I feel like I would like this better easing into it. Like if I had met them before and then come back to start today. Why do they not do this?!?! The reason going through my head is because they are horrid, it’s awful, torture and not safe at all to trust them. And that, is just making me guard myself more. 

And has me planning my escape route. No joke. 

I have 5 minutes. (10 if I am pushing it) 

I really don’t think I can do this. I seriously wish I would’ve been able to talk to my dr this morning, she would’ve made me feel better about this and quieted the run away aspect that’s consuming me. 

I’ve got to decide to go. I have to. I’m just not sure how to do that. 

Insurance Sucks…Sometimes

AND THIS IS NOT ONE OF THOSE TIMES!!!! (*knock on wood*)

I just found out my insurance will cover my Partial Hospitalization Treatment in full. That’s right IN FRICKIN FULL. 100%.

I am crying. 

Thank you God. I have hope again. 

MEDICALLY CLEARED for Treatment!!!

This GIF pretty much sums up my feelings: a touch of relief/excitement mixed with sheer horror. One hurdle down and closer to getting into a program. My doctor (or rather, Nurse Practitioner since that is who I see) is the bomb dot com and called me back and said although my labs are consistent with being malnourished and she is concerned that they are still stable and she can clear me!

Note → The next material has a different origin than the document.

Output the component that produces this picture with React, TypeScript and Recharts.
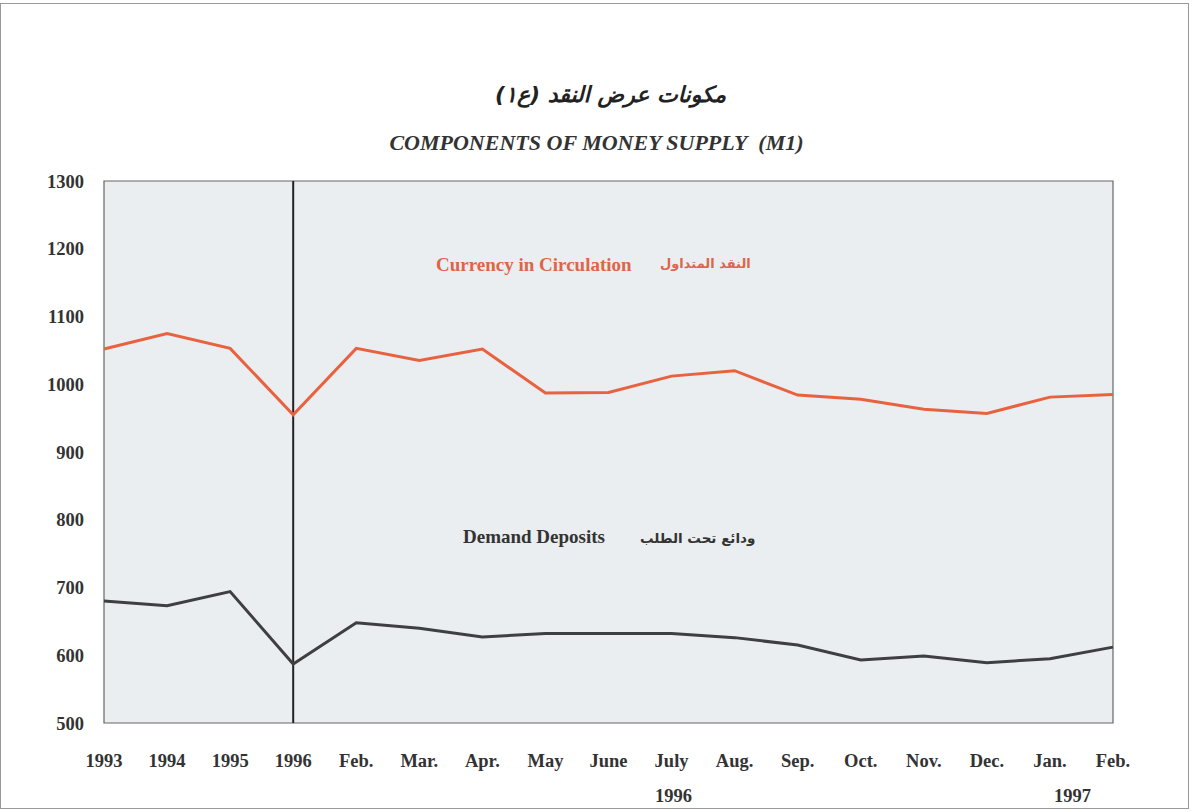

I am both terrified and relieved.

I am going in tomorrow afternoon for another set of follow-up labs to check my potassium and other levels (because they are pretty out of whack) and I can get the letter and paperwork I need too. It’s all getting so real again whereas the last 10 days have had me living in a neutral state where I have been allowed to exist with my ED. Not that I mean anyone supports the ED, but where they are just trying to be supportive toward me while I get everything sorted out and they’ve been trying to encourage me to eat more but haven’t given much push back when I struggle or give into my ED brain. But now, now that I can get medically cleared it’s one step further. Now, I am going to have to talk to the treatment center again, have the case re-reviewed by the medical board, hopefully get this cleared by insurance (that’s my next major hurdle that I am freaking over) and then beginning treatment. But tomorrow, tomorrow is the next step and it feels horrifying, scary and slightly relieving at the same time.